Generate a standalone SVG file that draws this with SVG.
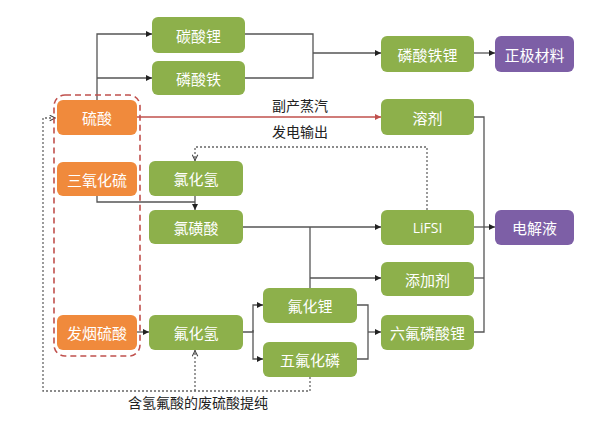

...

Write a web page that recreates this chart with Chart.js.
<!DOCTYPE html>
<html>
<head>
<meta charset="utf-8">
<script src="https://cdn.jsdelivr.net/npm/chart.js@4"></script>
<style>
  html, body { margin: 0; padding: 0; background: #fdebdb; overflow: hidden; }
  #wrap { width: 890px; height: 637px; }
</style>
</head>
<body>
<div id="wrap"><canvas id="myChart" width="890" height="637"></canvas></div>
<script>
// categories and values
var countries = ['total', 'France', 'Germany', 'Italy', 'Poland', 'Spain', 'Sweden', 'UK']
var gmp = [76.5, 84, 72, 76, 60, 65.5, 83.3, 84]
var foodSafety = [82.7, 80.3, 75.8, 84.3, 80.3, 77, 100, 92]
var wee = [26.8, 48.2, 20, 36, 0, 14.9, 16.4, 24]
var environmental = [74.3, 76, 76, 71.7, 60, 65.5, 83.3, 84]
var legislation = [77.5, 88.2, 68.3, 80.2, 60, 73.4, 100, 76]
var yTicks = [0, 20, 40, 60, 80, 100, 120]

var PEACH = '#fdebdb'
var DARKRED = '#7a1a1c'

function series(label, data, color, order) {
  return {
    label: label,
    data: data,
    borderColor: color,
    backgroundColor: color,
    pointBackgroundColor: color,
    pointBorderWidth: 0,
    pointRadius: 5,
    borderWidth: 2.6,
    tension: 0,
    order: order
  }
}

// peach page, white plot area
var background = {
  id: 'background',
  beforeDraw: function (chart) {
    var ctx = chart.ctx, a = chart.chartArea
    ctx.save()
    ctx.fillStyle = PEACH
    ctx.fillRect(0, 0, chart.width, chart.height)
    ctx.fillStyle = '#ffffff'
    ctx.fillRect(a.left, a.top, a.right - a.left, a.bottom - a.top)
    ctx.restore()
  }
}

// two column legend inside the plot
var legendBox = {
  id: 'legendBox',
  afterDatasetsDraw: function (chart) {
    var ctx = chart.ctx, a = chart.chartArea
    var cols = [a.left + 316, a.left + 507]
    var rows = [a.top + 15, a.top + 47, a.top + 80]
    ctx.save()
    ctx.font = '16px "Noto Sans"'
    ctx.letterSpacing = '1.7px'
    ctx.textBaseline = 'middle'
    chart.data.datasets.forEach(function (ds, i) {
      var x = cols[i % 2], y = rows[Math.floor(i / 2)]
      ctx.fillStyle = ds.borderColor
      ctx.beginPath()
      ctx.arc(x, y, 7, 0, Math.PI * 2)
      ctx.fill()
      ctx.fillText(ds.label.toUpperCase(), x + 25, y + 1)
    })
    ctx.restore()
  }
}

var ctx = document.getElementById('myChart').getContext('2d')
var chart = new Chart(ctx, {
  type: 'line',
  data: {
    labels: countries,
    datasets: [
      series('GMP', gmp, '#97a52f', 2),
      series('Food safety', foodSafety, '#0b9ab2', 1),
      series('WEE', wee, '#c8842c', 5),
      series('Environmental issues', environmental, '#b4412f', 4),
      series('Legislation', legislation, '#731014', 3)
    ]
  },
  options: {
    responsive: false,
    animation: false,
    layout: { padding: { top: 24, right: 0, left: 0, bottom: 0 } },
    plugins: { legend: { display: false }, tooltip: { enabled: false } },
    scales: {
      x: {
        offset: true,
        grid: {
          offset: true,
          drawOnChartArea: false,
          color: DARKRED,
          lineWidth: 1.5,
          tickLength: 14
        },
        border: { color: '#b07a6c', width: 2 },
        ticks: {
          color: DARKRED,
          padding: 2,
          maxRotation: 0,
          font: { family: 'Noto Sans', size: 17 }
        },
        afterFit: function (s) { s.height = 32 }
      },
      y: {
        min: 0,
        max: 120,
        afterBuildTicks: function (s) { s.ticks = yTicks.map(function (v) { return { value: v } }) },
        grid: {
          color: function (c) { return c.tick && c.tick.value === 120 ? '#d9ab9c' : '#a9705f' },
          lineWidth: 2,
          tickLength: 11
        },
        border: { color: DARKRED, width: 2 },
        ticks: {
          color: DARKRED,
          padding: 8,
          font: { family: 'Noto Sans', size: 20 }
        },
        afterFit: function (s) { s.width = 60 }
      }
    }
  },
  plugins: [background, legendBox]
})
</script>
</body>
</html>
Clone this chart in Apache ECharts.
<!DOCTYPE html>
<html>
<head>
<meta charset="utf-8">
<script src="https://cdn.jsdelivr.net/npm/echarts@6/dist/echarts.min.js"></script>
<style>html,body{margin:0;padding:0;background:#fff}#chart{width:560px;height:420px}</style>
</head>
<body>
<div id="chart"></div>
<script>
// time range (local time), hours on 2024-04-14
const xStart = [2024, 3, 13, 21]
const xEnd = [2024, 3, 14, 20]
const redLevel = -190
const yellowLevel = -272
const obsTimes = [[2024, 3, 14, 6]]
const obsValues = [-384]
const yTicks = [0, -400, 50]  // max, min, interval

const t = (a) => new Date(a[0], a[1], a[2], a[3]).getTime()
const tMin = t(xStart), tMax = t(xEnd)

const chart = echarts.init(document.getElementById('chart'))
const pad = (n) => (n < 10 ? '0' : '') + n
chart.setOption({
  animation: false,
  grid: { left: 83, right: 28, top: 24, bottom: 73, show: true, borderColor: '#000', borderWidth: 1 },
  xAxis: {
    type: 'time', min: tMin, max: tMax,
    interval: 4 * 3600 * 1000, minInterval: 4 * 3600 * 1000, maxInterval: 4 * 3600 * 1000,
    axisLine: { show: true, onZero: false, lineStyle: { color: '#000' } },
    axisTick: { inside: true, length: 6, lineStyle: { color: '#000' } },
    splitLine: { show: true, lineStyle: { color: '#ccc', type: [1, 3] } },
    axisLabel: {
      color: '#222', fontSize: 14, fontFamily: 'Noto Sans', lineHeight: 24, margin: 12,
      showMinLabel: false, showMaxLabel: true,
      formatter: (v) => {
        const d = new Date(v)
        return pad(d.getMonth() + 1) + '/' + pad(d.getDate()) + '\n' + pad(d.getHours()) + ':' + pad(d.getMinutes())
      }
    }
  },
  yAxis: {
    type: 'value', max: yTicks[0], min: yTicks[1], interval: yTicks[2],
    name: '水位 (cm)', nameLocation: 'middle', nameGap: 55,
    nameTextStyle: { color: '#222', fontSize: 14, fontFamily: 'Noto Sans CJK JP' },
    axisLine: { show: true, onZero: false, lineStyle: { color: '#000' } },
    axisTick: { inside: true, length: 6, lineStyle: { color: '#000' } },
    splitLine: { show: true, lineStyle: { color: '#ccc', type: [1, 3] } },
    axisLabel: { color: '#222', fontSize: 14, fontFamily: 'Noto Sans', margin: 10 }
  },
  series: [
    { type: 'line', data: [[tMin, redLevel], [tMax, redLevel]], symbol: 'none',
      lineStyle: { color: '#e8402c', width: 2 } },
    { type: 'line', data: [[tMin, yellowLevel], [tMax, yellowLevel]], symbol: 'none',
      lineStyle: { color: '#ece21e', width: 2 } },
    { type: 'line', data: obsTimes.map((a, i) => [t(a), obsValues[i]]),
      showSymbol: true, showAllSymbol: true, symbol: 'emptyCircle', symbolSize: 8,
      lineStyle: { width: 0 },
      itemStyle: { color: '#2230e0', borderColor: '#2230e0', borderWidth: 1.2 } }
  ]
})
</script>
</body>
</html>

* * *

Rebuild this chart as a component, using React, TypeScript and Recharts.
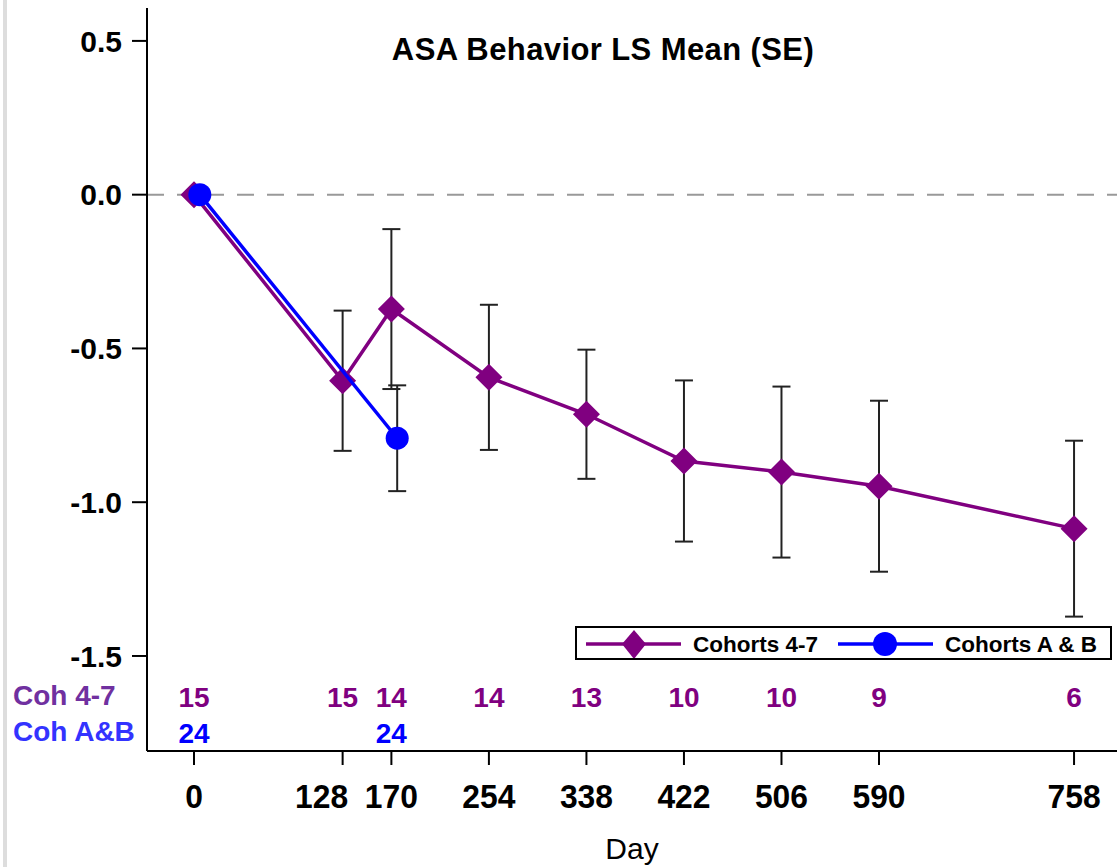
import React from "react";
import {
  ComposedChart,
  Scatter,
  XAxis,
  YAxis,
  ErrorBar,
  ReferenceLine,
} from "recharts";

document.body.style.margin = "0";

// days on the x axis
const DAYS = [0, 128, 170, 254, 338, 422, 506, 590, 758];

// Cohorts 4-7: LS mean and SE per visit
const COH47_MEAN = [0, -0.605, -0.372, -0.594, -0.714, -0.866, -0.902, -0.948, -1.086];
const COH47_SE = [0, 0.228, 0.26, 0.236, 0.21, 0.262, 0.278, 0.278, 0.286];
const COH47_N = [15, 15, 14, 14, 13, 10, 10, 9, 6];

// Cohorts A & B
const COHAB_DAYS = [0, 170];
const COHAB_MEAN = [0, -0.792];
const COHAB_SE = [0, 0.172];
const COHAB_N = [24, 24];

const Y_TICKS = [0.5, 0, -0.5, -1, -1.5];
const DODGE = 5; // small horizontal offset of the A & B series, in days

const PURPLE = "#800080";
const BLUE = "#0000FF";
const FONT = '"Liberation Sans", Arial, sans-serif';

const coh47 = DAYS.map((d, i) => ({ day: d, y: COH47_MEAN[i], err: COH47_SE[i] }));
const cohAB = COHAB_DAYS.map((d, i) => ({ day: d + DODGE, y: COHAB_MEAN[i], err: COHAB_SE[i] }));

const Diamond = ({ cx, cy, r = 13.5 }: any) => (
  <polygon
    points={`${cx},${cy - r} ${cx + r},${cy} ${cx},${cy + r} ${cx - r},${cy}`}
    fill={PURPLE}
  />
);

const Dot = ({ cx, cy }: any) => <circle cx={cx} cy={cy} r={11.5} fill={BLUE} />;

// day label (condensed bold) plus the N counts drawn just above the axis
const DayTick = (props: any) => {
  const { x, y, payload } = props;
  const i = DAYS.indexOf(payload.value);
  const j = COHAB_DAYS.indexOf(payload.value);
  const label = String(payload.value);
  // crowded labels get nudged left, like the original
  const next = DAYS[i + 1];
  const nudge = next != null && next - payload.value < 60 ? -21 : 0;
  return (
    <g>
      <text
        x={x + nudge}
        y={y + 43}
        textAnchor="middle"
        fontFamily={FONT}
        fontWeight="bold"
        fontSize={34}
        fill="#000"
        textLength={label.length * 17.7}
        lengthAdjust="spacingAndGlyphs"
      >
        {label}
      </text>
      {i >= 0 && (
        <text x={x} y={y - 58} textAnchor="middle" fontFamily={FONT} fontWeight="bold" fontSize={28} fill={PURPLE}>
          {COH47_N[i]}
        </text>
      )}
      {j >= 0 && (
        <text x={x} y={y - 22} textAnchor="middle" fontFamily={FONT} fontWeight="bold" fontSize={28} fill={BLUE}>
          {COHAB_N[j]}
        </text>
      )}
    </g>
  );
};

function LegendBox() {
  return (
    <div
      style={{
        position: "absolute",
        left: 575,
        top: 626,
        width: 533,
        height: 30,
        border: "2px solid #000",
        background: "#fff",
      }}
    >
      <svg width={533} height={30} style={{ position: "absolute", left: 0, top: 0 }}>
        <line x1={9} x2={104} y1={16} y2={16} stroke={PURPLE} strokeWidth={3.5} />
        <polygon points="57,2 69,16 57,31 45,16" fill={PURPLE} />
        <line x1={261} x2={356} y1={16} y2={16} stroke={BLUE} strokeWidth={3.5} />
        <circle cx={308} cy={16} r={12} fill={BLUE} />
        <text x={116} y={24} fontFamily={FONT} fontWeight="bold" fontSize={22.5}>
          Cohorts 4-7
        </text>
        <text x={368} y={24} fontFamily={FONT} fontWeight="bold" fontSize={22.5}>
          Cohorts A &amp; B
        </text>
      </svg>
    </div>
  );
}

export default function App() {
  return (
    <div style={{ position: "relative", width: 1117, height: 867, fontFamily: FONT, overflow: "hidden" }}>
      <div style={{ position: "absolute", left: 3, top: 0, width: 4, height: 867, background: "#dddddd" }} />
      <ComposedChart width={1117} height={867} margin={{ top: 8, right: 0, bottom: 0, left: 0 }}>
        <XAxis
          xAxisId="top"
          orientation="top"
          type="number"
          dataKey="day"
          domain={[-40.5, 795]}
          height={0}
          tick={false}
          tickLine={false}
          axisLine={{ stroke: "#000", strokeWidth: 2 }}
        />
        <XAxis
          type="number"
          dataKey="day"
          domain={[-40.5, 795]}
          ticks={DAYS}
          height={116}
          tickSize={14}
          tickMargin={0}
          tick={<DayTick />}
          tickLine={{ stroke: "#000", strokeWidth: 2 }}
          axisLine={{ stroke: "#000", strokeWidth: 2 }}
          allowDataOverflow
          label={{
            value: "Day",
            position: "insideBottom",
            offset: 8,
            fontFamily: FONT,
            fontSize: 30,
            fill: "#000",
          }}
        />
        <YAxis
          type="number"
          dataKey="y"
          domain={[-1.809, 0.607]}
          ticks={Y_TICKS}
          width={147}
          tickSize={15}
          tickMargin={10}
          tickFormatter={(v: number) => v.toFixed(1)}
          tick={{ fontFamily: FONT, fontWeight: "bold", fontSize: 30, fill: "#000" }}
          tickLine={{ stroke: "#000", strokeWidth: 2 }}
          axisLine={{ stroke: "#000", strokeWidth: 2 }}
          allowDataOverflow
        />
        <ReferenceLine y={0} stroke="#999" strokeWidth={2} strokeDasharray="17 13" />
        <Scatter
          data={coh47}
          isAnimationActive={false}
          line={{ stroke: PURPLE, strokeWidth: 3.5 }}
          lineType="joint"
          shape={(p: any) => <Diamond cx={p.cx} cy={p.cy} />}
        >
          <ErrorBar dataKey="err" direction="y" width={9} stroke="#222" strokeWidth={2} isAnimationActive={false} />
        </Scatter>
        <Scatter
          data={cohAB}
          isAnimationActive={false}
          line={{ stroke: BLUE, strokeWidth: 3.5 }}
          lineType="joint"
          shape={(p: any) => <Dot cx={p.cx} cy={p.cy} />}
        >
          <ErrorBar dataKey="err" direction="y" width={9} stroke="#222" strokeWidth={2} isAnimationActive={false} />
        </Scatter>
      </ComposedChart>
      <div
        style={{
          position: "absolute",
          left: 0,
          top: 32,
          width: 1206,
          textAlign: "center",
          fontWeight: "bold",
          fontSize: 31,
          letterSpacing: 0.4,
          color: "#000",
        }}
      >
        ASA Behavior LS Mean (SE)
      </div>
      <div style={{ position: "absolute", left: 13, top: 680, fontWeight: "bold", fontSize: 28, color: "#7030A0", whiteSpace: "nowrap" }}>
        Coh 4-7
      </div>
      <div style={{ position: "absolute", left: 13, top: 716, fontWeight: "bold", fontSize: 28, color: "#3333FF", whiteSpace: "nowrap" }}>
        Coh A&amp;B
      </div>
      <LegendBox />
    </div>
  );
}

#### What is required
The lines from the one containing "Write a web" to the one containing "var DARKRED = '#7a1a1c'", both included, are to be extracted exactly; give no other line.

#### Written response
Write a web page that recreates this chart with Chart.js.
<!DOCTYPE html>
<html>
<head>
<meta charset="utf-8">
<script src="https://cdn.jsdelivr.net/npm/chart.js@4"></script>
<style>
  html, body { margin: 0; padding: 0; background: #fdebdb; overflow: hidden; }
  #wrap { width: 890px; height: 637px; }
</style>
</head>
<body>
<div id="wrap"><canvas id="myChart" width="890" height="637"></canvas></div>
<script>
// categories and values
var countries = ['total', 'France', 'Germany', 'Italy', 'Poland', 'Spain', 'Sweden', 'UK']
var gmp = [76.5, 84, 72, 76, 60, 65.5, 83.3, 84]
var foodSafety = [82.7, 80.3, 75.8, 84.3, 80.3, 77, 100, 92]
var wee = [26.8, 48.2, 20, 36, 0, 14.9, 16.4, 24]
var environmental = [74.3, 76, 76, 71.7, 60, 65.5, 83.3, 84]
var legislation = [77.5, 88.2, 68.3, 80.2, 60, 73.4, 100, 76]
var yTicks = [0, 20, 40, 60, 80, 100, 120]

var PEACH = '#fdebdb'
var DARKRED = '#7a1a1c'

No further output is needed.